What is expected: Search the material below for the word "seaborn" and copy every line in which it occurs.

Records excerpted from a collection:
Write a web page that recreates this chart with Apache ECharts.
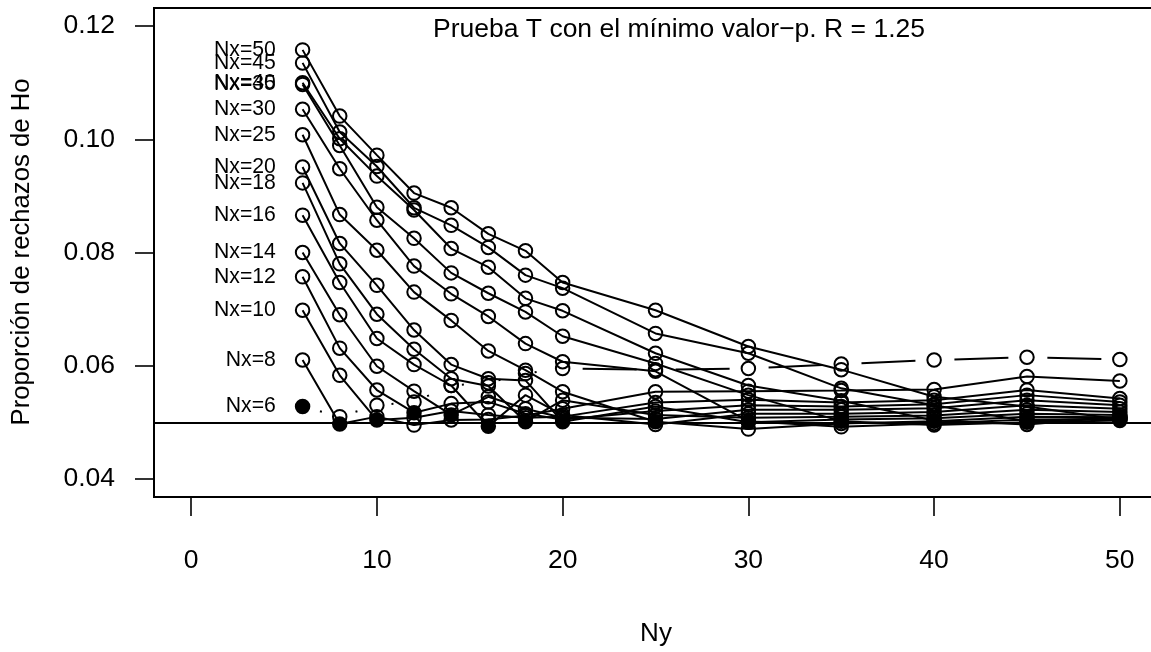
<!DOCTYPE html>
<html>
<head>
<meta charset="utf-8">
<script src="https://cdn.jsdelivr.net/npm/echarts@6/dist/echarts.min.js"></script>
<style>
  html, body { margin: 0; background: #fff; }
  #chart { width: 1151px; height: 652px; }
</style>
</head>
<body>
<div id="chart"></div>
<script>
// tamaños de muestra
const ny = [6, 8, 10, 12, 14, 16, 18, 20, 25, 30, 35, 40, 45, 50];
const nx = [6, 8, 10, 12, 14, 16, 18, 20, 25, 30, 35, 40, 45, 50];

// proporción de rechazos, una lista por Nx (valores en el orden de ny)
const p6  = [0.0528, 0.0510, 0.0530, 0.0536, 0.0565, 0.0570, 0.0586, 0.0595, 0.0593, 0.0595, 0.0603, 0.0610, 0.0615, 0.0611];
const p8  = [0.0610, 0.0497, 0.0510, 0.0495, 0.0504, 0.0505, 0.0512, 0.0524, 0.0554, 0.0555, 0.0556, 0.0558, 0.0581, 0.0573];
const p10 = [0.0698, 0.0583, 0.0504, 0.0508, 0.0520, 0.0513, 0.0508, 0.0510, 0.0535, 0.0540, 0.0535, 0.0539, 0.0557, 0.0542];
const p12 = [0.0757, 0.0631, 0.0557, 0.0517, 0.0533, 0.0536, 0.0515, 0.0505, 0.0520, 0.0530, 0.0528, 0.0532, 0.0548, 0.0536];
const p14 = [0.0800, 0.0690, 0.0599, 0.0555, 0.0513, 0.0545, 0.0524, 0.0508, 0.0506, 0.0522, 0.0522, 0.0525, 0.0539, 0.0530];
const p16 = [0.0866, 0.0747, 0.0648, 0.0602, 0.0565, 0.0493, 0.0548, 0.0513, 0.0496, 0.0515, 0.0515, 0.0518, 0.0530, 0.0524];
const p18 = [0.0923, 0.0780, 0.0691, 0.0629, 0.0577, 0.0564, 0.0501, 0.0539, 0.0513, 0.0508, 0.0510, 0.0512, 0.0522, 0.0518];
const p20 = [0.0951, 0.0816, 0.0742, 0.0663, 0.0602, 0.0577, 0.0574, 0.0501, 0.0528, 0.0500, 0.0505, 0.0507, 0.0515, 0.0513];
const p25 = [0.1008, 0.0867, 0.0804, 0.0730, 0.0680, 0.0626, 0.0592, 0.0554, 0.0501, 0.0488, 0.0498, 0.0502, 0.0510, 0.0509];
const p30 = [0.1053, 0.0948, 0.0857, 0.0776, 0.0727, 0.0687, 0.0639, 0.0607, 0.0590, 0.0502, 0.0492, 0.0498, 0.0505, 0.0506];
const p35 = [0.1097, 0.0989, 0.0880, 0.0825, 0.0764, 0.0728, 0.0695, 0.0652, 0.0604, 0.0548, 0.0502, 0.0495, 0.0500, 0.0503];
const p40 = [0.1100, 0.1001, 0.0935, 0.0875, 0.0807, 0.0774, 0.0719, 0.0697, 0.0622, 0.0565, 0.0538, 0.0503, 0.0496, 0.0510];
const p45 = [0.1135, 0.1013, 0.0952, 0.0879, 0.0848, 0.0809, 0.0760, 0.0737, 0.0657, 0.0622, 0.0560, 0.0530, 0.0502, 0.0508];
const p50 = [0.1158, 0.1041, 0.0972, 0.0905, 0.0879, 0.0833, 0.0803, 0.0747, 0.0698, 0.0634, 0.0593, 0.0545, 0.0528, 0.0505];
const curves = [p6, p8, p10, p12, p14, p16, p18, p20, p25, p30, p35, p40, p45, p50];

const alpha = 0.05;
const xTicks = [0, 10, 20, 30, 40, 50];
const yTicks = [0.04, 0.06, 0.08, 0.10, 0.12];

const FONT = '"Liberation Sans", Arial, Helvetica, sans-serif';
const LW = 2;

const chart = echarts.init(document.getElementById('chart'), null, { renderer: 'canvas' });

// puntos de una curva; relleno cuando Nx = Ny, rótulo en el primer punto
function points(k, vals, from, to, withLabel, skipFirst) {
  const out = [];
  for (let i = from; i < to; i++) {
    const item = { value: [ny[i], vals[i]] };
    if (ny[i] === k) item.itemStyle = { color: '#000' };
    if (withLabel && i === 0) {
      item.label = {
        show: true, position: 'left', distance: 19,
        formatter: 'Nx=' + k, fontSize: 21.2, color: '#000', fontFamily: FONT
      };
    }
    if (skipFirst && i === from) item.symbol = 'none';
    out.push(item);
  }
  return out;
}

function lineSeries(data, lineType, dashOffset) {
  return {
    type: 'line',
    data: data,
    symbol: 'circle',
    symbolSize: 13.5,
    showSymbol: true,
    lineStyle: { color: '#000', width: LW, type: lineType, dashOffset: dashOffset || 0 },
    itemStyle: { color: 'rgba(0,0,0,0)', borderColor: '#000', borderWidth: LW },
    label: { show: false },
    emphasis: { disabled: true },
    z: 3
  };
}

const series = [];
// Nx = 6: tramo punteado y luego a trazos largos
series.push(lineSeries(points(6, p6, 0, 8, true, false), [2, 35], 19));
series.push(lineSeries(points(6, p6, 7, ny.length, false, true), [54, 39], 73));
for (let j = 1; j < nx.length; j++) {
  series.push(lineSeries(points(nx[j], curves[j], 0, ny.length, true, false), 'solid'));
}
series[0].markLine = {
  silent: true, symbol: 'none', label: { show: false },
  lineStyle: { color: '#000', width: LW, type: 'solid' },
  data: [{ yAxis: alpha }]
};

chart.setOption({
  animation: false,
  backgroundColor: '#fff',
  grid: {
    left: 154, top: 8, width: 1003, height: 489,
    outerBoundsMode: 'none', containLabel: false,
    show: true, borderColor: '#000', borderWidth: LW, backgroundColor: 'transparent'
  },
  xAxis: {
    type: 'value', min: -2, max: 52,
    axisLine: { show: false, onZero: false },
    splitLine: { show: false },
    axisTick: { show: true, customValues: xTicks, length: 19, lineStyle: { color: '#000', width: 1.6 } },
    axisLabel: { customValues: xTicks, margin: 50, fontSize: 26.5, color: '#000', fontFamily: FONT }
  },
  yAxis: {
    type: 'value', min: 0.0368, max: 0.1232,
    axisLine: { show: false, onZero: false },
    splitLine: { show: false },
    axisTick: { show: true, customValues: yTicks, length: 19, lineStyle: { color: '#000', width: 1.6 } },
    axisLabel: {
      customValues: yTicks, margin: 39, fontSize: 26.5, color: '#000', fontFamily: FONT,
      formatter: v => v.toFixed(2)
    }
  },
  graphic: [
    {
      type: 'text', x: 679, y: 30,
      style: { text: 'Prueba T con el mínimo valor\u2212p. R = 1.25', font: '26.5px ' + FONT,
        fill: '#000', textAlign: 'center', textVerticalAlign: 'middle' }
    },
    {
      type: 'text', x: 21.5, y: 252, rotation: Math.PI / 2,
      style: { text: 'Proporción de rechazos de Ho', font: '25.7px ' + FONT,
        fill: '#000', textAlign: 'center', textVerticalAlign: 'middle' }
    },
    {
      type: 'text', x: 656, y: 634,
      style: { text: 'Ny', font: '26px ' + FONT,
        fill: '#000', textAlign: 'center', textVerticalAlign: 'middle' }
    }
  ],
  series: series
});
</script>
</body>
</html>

--

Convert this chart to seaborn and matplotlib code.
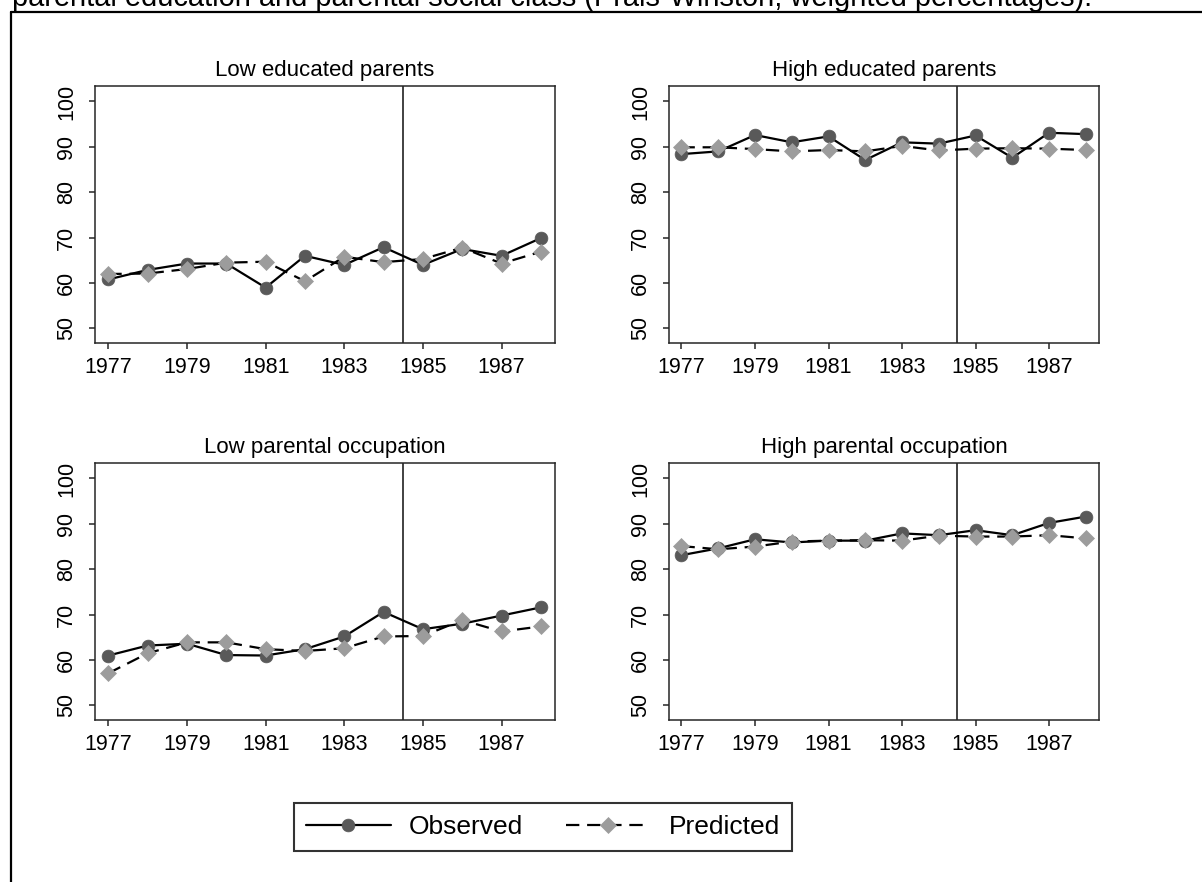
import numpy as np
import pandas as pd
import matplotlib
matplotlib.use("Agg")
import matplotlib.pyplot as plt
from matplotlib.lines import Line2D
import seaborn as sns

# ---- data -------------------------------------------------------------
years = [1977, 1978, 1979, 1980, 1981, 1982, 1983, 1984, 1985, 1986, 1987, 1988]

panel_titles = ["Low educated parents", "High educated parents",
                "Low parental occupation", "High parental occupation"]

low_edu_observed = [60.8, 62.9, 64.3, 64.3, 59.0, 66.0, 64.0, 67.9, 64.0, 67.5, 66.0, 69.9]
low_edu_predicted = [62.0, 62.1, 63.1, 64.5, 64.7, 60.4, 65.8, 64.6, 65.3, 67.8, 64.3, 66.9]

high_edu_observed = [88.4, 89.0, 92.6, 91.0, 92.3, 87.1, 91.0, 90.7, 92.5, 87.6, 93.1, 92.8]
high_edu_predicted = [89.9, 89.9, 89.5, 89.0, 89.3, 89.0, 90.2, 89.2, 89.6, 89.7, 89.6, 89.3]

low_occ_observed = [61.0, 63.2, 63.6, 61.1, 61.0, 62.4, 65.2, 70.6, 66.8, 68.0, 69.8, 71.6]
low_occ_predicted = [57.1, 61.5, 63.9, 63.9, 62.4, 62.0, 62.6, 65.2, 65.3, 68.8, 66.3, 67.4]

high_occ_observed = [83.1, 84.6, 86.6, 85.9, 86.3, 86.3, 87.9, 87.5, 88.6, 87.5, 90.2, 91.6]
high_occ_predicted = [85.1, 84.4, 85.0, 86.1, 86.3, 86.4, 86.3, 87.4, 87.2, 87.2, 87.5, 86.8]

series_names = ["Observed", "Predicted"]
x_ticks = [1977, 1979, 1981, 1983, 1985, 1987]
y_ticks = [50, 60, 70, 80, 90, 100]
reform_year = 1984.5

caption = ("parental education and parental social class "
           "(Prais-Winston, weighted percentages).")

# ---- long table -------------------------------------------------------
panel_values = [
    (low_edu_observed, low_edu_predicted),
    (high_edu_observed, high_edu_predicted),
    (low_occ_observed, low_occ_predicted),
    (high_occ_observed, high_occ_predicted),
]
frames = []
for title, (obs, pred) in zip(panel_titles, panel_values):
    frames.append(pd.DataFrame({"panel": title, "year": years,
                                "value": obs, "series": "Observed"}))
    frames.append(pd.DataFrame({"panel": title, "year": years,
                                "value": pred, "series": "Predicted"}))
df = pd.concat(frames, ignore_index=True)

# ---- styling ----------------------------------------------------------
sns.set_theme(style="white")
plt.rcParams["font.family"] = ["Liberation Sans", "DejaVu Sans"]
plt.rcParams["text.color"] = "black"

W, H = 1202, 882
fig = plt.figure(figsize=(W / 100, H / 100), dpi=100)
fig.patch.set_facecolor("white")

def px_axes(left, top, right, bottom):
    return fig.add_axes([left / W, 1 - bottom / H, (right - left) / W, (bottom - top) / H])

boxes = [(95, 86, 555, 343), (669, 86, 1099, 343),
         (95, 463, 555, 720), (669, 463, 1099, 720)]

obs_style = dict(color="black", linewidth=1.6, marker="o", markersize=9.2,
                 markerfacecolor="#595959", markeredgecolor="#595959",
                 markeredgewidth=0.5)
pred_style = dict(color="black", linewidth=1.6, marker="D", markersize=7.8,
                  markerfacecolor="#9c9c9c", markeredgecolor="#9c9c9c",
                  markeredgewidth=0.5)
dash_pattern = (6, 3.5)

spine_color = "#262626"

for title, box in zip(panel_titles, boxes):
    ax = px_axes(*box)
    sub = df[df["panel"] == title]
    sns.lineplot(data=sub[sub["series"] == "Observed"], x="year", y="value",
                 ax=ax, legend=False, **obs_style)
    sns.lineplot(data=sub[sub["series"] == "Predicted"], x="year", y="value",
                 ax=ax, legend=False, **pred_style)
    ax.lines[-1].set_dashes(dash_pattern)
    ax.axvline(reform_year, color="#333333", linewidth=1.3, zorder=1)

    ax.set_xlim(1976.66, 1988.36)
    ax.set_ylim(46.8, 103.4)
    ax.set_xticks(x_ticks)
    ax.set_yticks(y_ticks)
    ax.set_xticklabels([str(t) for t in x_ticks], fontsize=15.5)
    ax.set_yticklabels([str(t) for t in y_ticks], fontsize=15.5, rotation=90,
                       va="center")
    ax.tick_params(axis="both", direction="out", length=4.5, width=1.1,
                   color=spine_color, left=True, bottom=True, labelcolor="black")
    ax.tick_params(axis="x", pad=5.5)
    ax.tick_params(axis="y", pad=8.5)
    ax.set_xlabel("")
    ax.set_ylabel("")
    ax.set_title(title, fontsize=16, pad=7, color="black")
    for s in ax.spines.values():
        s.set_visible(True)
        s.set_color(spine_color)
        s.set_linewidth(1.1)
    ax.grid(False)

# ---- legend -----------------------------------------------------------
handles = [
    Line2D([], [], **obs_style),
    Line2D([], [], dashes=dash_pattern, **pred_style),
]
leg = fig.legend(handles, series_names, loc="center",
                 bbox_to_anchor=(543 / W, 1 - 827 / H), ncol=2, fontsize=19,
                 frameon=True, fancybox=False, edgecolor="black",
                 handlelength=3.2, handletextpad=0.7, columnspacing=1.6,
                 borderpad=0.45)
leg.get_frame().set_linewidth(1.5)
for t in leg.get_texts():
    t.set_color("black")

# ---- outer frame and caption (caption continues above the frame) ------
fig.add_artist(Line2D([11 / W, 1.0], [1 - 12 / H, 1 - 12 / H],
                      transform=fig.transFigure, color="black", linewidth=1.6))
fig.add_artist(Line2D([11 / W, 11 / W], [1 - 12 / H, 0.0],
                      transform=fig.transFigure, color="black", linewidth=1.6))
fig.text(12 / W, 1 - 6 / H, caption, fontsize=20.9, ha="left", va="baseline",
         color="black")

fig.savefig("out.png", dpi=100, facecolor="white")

Written response:
Convert this chart to seaborn and matplotlib code.
import seaborn as sns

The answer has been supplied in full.